• Listing:
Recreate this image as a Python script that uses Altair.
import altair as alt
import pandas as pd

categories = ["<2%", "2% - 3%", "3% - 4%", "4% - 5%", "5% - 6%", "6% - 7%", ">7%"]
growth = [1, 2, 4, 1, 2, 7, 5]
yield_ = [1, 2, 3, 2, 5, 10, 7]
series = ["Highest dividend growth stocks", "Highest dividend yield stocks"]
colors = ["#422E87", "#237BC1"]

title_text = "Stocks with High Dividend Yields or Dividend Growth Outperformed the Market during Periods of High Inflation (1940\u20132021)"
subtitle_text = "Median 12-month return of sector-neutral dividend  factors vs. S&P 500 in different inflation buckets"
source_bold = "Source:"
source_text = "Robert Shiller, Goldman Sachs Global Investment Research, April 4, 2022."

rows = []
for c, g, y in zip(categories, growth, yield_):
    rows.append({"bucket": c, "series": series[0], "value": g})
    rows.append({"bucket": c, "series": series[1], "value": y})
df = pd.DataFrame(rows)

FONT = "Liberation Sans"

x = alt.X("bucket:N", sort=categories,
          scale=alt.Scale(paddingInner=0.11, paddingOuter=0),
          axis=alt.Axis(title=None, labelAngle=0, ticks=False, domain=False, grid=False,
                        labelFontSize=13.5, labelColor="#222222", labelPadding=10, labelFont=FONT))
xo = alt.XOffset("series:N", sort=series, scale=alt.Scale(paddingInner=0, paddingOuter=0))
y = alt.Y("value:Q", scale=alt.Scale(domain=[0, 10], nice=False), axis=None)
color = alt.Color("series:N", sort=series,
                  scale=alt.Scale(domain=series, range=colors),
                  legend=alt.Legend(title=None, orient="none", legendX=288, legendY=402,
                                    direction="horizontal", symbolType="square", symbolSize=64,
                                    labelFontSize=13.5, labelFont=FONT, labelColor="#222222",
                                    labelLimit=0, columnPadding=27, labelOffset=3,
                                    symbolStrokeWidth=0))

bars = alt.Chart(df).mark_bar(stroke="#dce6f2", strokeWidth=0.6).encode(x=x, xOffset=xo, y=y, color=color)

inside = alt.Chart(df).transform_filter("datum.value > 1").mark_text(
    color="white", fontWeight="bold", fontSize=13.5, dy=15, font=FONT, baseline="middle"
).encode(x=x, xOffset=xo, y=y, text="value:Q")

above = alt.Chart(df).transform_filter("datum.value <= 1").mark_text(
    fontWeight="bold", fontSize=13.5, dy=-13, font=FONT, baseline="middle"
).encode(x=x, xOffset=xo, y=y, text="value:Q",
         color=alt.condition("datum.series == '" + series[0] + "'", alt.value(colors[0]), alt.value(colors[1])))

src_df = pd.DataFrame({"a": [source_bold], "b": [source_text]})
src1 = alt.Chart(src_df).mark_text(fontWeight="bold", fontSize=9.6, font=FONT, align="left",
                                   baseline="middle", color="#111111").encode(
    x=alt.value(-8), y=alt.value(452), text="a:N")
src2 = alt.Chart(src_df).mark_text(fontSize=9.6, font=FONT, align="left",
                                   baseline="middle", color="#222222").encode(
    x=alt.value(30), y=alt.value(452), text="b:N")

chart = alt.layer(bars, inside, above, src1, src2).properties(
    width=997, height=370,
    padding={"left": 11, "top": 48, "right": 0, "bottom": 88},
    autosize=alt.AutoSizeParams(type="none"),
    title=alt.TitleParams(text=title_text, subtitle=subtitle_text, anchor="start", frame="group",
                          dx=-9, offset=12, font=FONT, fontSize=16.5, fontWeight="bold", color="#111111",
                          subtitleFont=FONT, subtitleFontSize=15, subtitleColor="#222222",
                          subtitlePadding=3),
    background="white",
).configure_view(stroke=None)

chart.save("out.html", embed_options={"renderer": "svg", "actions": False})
--
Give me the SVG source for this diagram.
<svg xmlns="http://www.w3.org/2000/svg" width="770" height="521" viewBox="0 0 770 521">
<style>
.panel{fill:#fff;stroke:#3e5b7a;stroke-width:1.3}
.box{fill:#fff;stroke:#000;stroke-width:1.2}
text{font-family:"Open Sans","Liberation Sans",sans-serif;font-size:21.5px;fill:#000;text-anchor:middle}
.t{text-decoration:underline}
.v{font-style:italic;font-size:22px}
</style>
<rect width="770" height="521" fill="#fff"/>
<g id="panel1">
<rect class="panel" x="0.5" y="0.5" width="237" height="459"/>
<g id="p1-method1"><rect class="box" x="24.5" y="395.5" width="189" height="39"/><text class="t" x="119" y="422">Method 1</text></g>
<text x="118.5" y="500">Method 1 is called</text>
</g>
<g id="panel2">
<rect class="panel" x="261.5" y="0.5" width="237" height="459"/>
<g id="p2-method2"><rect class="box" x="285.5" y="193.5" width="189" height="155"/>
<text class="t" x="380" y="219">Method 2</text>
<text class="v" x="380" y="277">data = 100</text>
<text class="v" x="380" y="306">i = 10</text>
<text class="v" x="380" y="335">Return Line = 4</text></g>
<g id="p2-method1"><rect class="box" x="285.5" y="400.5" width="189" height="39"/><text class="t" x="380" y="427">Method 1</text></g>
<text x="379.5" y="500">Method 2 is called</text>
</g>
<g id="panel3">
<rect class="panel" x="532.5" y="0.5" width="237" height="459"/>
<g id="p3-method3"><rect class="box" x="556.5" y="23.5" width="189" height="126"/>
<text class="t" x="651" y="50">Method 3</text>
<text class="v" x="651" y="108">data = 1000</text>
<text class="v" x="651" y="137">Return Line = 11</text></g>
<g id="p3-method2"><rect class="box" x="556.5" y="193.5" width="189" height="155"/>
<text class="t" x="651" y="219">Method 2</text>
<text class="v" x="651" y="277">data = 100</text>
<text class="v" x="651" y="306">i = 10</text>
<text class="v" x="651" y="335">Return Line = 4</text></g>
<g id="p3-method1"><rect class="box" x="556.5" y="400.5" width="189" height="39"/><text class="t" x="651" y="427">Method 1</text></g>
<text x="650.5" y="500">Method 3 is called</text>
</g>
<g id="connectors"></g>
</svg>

• What the exercise asks: Check each line above for the string "this", then copy the ones that have it.

• Answer below:
Recreate this image as a Python script that uses Altair.
Give me the SVG source for this diagram.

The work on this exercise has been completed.